Il y a des proverbes qui surgissent au détour d’une observation banale et nous rappellent soudain leur troublante justesse. Cette semaine, en voyant cette femme au supermarché qui tentait de dissimuler un hématome sous le fond de teint, impossible de ne pas penser à cette vieille sagesse populaire : « Tant va la cruche à l’eau qu’à la fin elle se casse. »

Elle, c’est cette personne que tout le monde connaît dans son entourage.
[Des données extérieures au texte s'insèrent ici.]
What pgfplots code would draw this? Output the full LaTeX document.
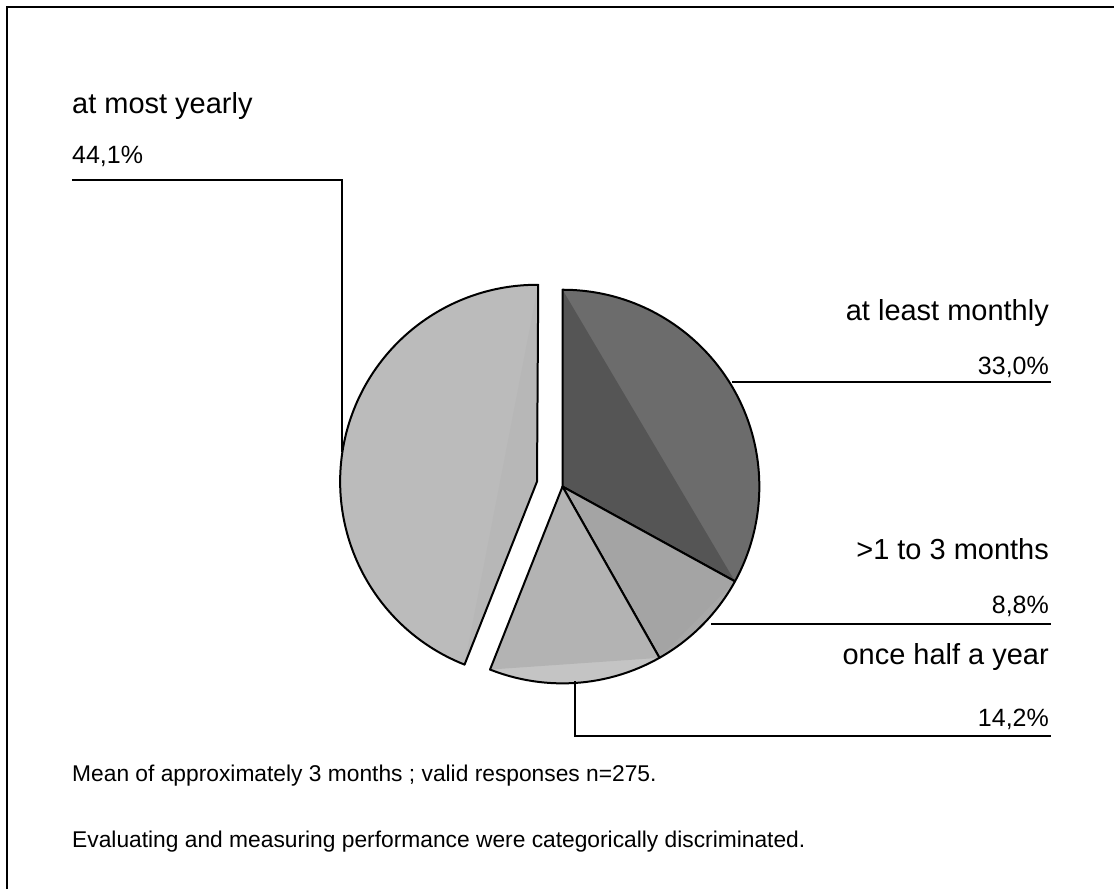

Celle qui trouve toujours une excuse à son conjoint violent. « Il était stressé, il avait bu, ce n’est pas dans ses habitudes. » Pendant des mois, on la voit arriver au travail avec des ecchymoses qu’elle explique par des maladresses de plus en plus improbables. À chaque fois, elle retourne chez lui. À chaque fois, elle assure que cette fois-ci sera la dernière. À chaque fois, elle replonge.

Et l’entourage, impuissant, la regarde retourner puiser à cette source empoisonnée, encore et encore, comme une cruche qui s’obstine à aller chercher une eau qui la détruit un peu plus à chaque voyage.

Cette scène évoque tous ces comportements répétitifs et autodestructeurs qui jalonnent l’existence humaine. L’alcoolique qui rentre chaque soir dans le même bar pour « juste un verre » qui se transforme systématiquement en beuverie. Il sait qu’il va trop loin, se promet à chaque gueule de bois que c’est fini, et pourtant, le soir suivant, ses pas le ramènent invariablement vers le même comptoir. Comme un automate, comme une cruche qui ne peut s’empêcher de retourner au puits.

Ou encore ces relations toxiques où l’on raccroche au nez, où l’on jure que c’est terminé, où l’on bloque le numéro… pour finir par décrocher dès le lendemain quand l’autre rappelle depuis un téléphone différent. Chaque réconciliation brise un peu plus, mais on y retourne comme un papillon fasciné par la flamme qui va le consumer.

C’est cela, la vraie cruauté de ce proverbe : il ne parle pas d’accident ou de malchance, mais de cette compulsion humaine à reproduire les mêmes schémas destructeurs. Cette force mystérieuse qui pousse à retourner là où l’on sait que l’on va souffrir, à répéter les gestes qui font mal, à croire que cette fois-ci sera différente alors que l’on refait exactement la même chose.

« Tant va la cruche à l’eau qu’à la fin elle se casse » : ce proverbe décrit cette tragédie de la répétition, cette incapacité collective à apprendre des erreurs passées. La cruche ne se brise pas par usure normale, elle se brise parce qu’elle s’obstine à aller puiser là où elle ne devrait pas aller, parce qu’elle répète inlassablement le même trajet dangereux.

Nous sommes tous, à un moment ou un autre de notre existence, cette cruche têtue. On retourne vers des personnes qui nous font du mal, on reproduit des comportements que l’on sait autodestructeurs, on emprunte les mêmes chemins qui nous ont déjà menés à l’échec. Et à chaque fois, on se dit que l’on contrôle la situation, que l’on saura s’arrêter avant la catastrophe.

Mais la vérité universelle que porte ce proverbe, c’est que la répétition finit toujours par nous rattraper. Que ce soit l’alcoolique qui pense pouvoir s’arrêter après « encore un verre », le joueur qui mise ses dernières économies en pensant se refaire, ou la femme battue qui croit aux promesses de changement de son bourreau – tous finissent par découvrir que la cruche, à force d’aller au même puits empoisonné, finit immanquablement par se briser.

Il faut parfois que la cruche se casse complètement pour comprendre qu’il fallait aller puiser ailleurs. Dans cette destruction finale se cache paradoxalement une libération : celle de pouvoir enfin changer de puits.